Cette projection met en exergue les difficultés structurelles de l’agriculture biologique à poursuivre son développement sans dépendre des importations étrangères. Ici, les projections se limitent à 20 % de surfaces bio, tandis que les objectifs européens sont fixés à 25 % d’ici 2030. On peut donc s’attendre à des scénarios plus pessimistes dans un cas à 25 % de surfaces. De la même manière, si la baisse structurelle de l’élevage bovin se poursuit au-delà de 2030, la filière fera face à une forte situation de dépendance.

De manière analogue, si les autres pays européens poursuivent leur développement de l’agriculture biologique, leurs besoins en MOFAR UAB vont aussi augmenter. Il n’est alors pas certain que la France puisse continuer à s’approvisionner dans l’espace européen comme elle le fait maintenant. Il faudrait alors se tourner vers des importations non européennes qui seraient logistiquement compliquées à mettre en place, contraires avec la stratégie environnementale européenne, coûteuses et probablement réglementairement insatisfaisantes face aux réglementations européennes.

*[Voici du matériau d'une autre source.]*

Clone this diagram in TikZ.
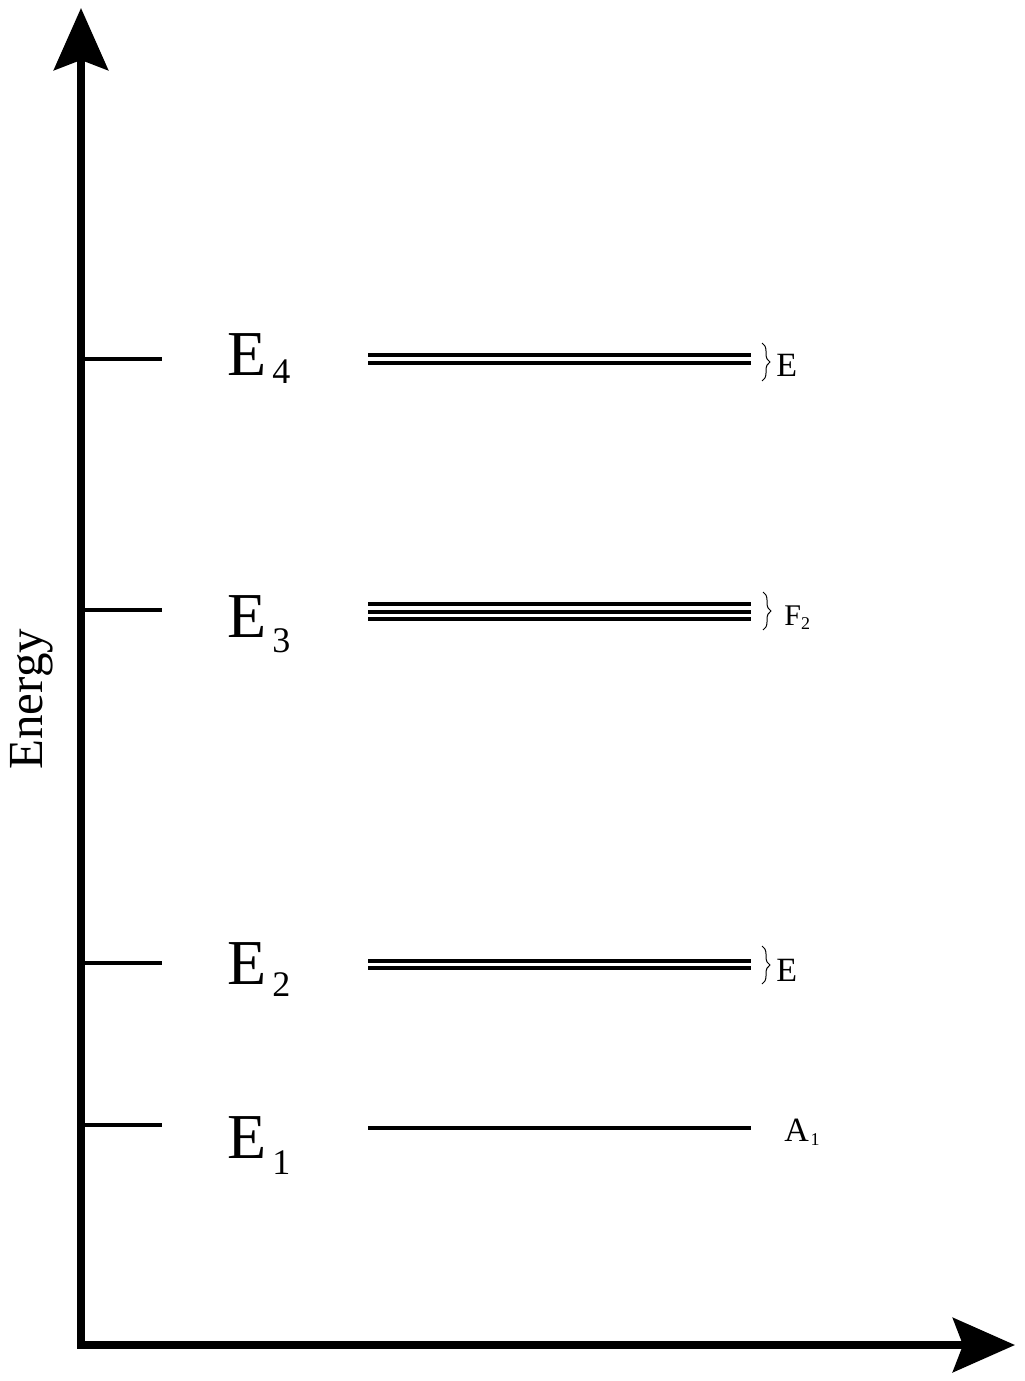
\documentclass[tikz,border=0pt]{standalone}
\usepackage{fontspec}
\setmainfont{Liberation Serif}
\usetikzlibrary{arrows.meta, decorations.pathreplacing}

\newcommand{\fsz}[1]{\fontsize{#1}{#1}\selectfont}

\begin{document}
\begin{tikzpicture}[x=0.5pt, y=-0.5pt]
\tikzstyle{every node}+=[inner sep=0pt]
\tikzstyle{energyaxis}=[line width=4pt, line join=miter,
  {Stealth[length=31pt,width=27pt,inset=5pt]}-{Stealth[length=31pt,width=27pt,inset=5pt]}]
\tikzstyle{tickmark}=[line width=1.6pt]
\tikzstyle{level}=[line width=2pt]
\tikzstyle{split}=[line width=0.5pt, decorate, decoration={brace, amplitude=4pt}]
\tikzstyle{bigE}=[anchor=base west, font=\fsz{32}]
\tikzstyle{irrep}=[anchor=base west, font=\fsz{17}]
\useasboundingbox (0,0) rectangle (1024,1381);
% axes
\coordinate (ytip) at (81,8);
\coordinate (origin) at (81,1345);
\coordinate (xtip) at (1015,1345);
\draw [energyaxis] (ytip) -- (origin) -- (xtip);
\node [rotate=90, anchor=base west, font=\fsz{24.5}] (energy) at (42,770) {Energy};
% ticks on the energy axis
\foreach \y in {359,610,963,1125}
  \draw [tickmark] (85,\y) -- (162,\y);
% energy labels
\node [bigE] (E4) at (227,375) {E\hspace{3pt}\raisebox{-4pt}{\fsz{18}4}};
\node [bigE] (E3) at (227,637) {E\hspace{3pt}\raisebox{-7.5pt}{\fsz{18}3}};
\node [bigE] (E2) at (227,984) {E\hspace{3pt}\raisebox{-6pt}{\fsz{18}2}};
\node [bigE] (E1) at (227,1158) {E\hspace{3pt}\raisebox{-8pt}{\fsz{18}1}};
% split levels
\foreach \y in {355,363}
  \draw [level] (368,\y) -- (751,\y);
\foreach \y in {604,611.5,619}
  \draw [level] (368,\y) -- (751,\y);
\foreach \y in {961,968}
  \draw [level] (368,\y) -- (751,\y);
\draw [level, line width=1.6pt] (368,1128) -- (751,1128);
% braces and symmetry labels
\draw [split] (762,343) -- (762,381);
\draw [split] (763,592) -- (763,630);
\draw [split] (762,946) -- (762,984);
\node [irrep] (symE4) at (776,376) {E};
\node [irrep, font=\fsz{15}] (symF2) at (784,625) {F\raisebox{-2pt}{\fsz{9}2}};
\node [irrep] (symE2) at (776,981) {E};
\node [irrep] (symA1) at (784,1141) {A\hspace{0.8pt}\raisebox{-2pt}{\fsz{9}1}};
\end{tikzpicture}
\end{document}
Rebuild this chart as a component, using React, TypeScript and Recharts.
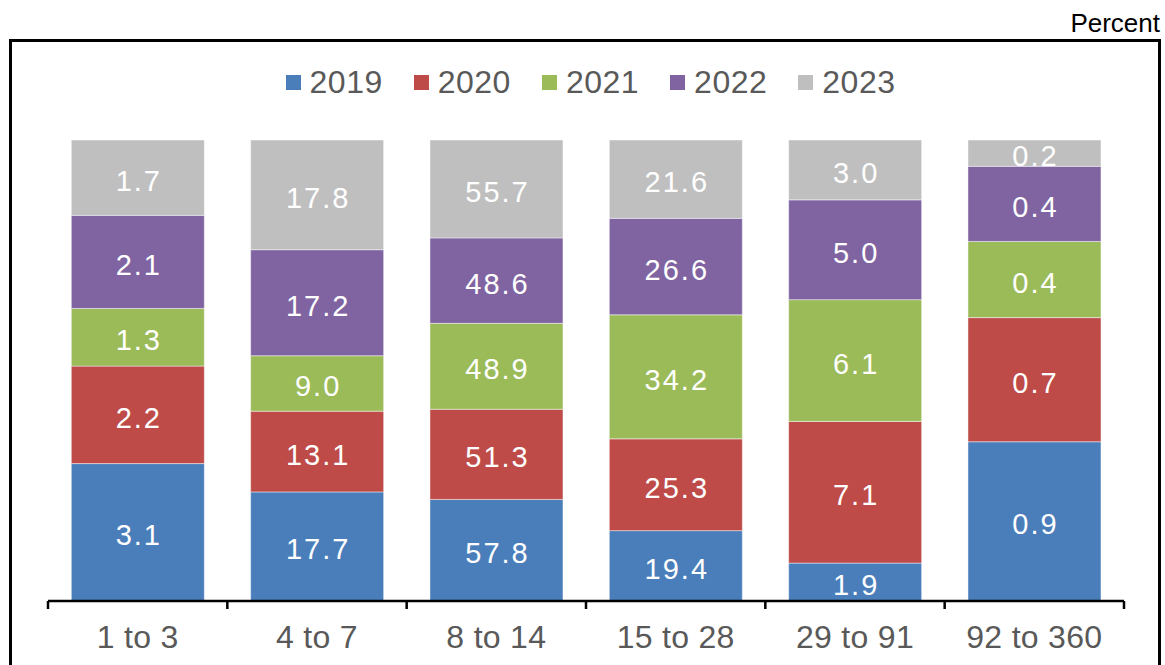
import React from 'react';
import { BarChart, Bar, XAxis, YAxis, Legend, LabelList } from 'recharts';

const categories = ['1 to 3', '4 to 7', '8 to 14', '15 to 28', '29 to 91', '92 to 360'];
const y2019 = [3.1, 17.7, 57.8, 19.4, 1.9, 0.92];
const y2020 = [2.2, 13.1, 51.3, 25.3, 7.1, 0.717];
const y2021 = [1.3, 9.0, 48.9, 34.2, 6.1, 0.44];
const y2022 = [2.1, 17.2, 48.6, 26.6, 5.0, 0.434];
const y2023 = [1.7, 17.8, 55.7, 21.6, 3.0, 0.152];

const seriesNames = ['2019', '2020', '2021', '2022', '2023'];
const seriesColors = ['#4A7EBB', '#BE4B48', '#9BBB59', '#8064A2', '#BFBFBF'];
const seriesValues = [y2019, y2020, y2021, y2022, y2023];

const data = categories.map((c, i) => {
  const row: Record<string, any> = { category: c };
  seriesNames.forEach((s, k) => {
    row[s] = seriesValues[k][i];
  });
  return row;
});

const FONT = '"Liberation Sans", Arial, Helvetica, sans-serif';
const W = 1165;
const H = 665;
const MARGIN = { top: 140, right: 41, bottom: 24, left: 48 };

const BarLabel = (props: any) => {
  const { x, y, width, height, value } = props;
  if (value == null) return null;
  return (
    <text
      x={x + width / 2 + 1}
      y={y + height / 2 + 3}
      textAnchor="middle"
      dominantBaseline="central"
      fill="#ffffff"
      fontFamily={FONT}
      fontSize={29}
      letterSpacing={2}
    >
      {Number(value).toFixed(1)}
    </text>
  );
};

const AxisTick = (props: any) => {
  const { x, y, payload, index } = props;
  const fallback = (W - MARGIN.left - MARGIN.right) / categories.length / 2;
  const half = payload && typeof payload.offset === 'number' && payload.offset > 0 ? payload.offset : fallback;
  return (
    <g>
      <line x1={x - half} x2={x - half} y1={y} y2={y + 8} stroke="#000" strokeWidth={2.5} />
      {index === categories.length - 1 && (
        <line x1={x + half} x2={x + half} y1={y} y2={y + 8} stroke="#000" strokeWidth={2.5} />
      )}
      <text
        x={x}
        y={y + 47}
        textAnchor="middle"
        fill="#595959"
        fontFamily={FONT}
        fontSize={32}
        letterSpacing={0.3}
      >
        {payload.value}
      </text>
    </g>
  );
};

const LegendContent = (props: any) => {
  const payload = (props.payload || []).slice().sort((a: any, b: any) =>
    String(a.value).localeCompare(String(b.value))
  );
  return (
    <div
      style={{
        display: 'flex',
        justifyContent: 'center',
        alignItems: 'center',
        fontFamily: FONT,
        fontSize: 32,
        color: '#595959',
        lineHeight: '36px',
      }}
    >
      {payload.map((p: any, i: number) => (
        <div
          key={p.value}
          style={{ display: 'flex', alignItems: 'center', marginLeft: i === 0 ? 0 : 31 }}
        >
          <span
            style={{
              display: 'inline-block',
              width: 15,
              height: 15,
              background: p.color,
              marginRight: 9,
            }}
          />
          <span style={{ letterSpacing: 0.5 }}>{p.value}</span>
        </div>
      ))}
    </div>
  );
};

export default function App() {
  return (
    <div
      style={{
        position: 'absolute',
        left: 0,
        top: 0,
        width: W,
        height: H,
        overflow: 'hidden',
        background: '#ffffff',
      }}
    >
      <div
        style={{
          position: 'absolute',
          left: 9,
          top: 39,
          width: 1152 - 6,
          height: 700,
          border: '3px solid #000',
        }}
      />
      <div
        style={{
          position: 'absolute',
          right: 5,
          top: 8,
          fontFamily: FONT,
          fontSize: 26,
          color: '#000',
          lineHeight: '30px',
        }}
      >
        Percent
      </div>
      <div style={{ position: 'absolute', left: 0, top: 0 }}>
        <BarChart
          width={W}
          height={H}
          data={data}
          margin={MARGIN}
          stackOffset="expand"
          barCategoryGap="13%"
        >
          <XAxis
            dataKey="category"
            interval={0}
            tickLine={false}
            tickSize={0}
            tickMargin={0}
            height={40}
            axisLine={{ stroke: '#000', strokeWidth: 2.5 }}
            tick={<AxisTick />}
          />
          <YAxis hide domain={[0, 1]} />
          <Legend
            layout="horizontal"
            verticalAlign="middle"
            align="center"
            wrapperStyle={{ top: 64, left: 8, width: W }}
            content={<LegendContent />}
          />
          {seriesNames.map((s, k) => (
            <Bar
              key={s}
              dataKey={s}
              name={s}
              stackId="a"
              fill={seriesColors[k]}
              stroke="#ffffff"
              strokeOpacity={0.45}
              strokeWidth={1}
              isAnimationActive={false}
            >
              <LabelList dataKey={s} content={<BarLabel />} />
            </Bar>
          ))}
        </BarChart>
      </div>
    </div>
  );
}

L’élevage, complémentaire de l’agriculture biologique 

Bien que le scénario à 20 % d’agriculture biologique soit peu probable étant donné la crise que traverse actuellement la filière, cette dynamique semble renforcer l’impasse dans laquelle elle se trouve. Le recours à des méthodes alternatives comme l’agroécologie ou l’agriculture régénérative ne peut pas être une solution généralisée et économiquement viable dans une logique de marché commun européen. Ces formes d’agricultures sont aussi très compliquées à généraliser du fait de leur forte demande en main d’œuvre, alors même que le nombre d’actifs dans l’agriculture va se contracter très fortement dans les prochaines années. Une autre solution serait de soutenir le développement des légumineuses, notamment pour fixer de l’azote dans le sol. Mais là encore, les effets seraient limités.

L’agriculture biologique sans élevage est un paradoxe. La défendre devrait aussi conduire à maintenir des élevages en France. En l’espace de trois ans, trois études ou analyses ministérielles prospectives ont été publiées et en arrivent aux mêmes conclusions. La position et la réponse de la France sur ces sujets de premier plan dans l’agriculture se font attendre.